As an Emacs beginner, I am working on writing a minor mode. My current (naive) method of programming elisp consists of making a change, closing out Emacs, restarting Emacs, and observing the change. How can I streamline this process? Is there a command to refresh everything?
You might try using M-C-x (eval-defun
), which will re-evaluate the top-level form around point. Unlike M-x eval-buffer or C-x C-e (exal-last-sexp
), this will reset variables declared with defvar
and defcustom
to their initial values, which might what's tripping you up.
It all depends on what you're writing and how you've written it. Toggling the mode should get you the new behavior. If you're using [define-minor-mode][1]

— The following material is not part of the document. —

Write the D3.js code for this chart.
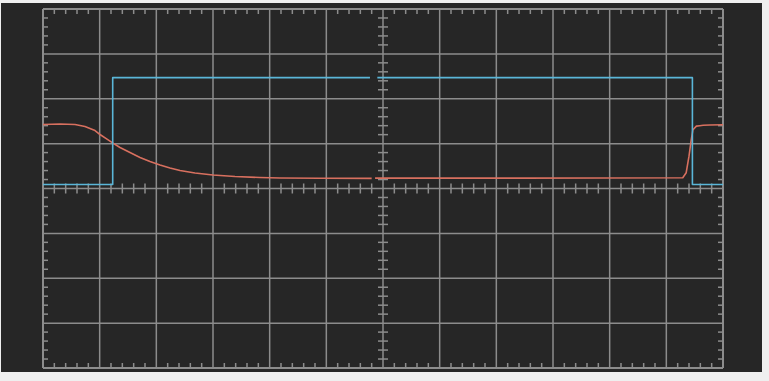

, you can add code in the body of the macro that keys off the mode variable:
(define-minor-mode my-minor-mode
"doc string"
nil
""
nil
(if my-minor-mode
(progn
;; do something when minor mode is on
)
;; do something when minor mode is off
)
But, another way to check it quickly would be to spawn a new Emacs from your existing one:
M-x shell-command emacs&
Also try out C-u C-M-x
which evaluates the definition at point and sets a breakpoint there, so you get dropped into the debugger when you hit that function.
M-x ielm
is also very useful as a more fetaure-rich Lisp REPL when developing Emacs code.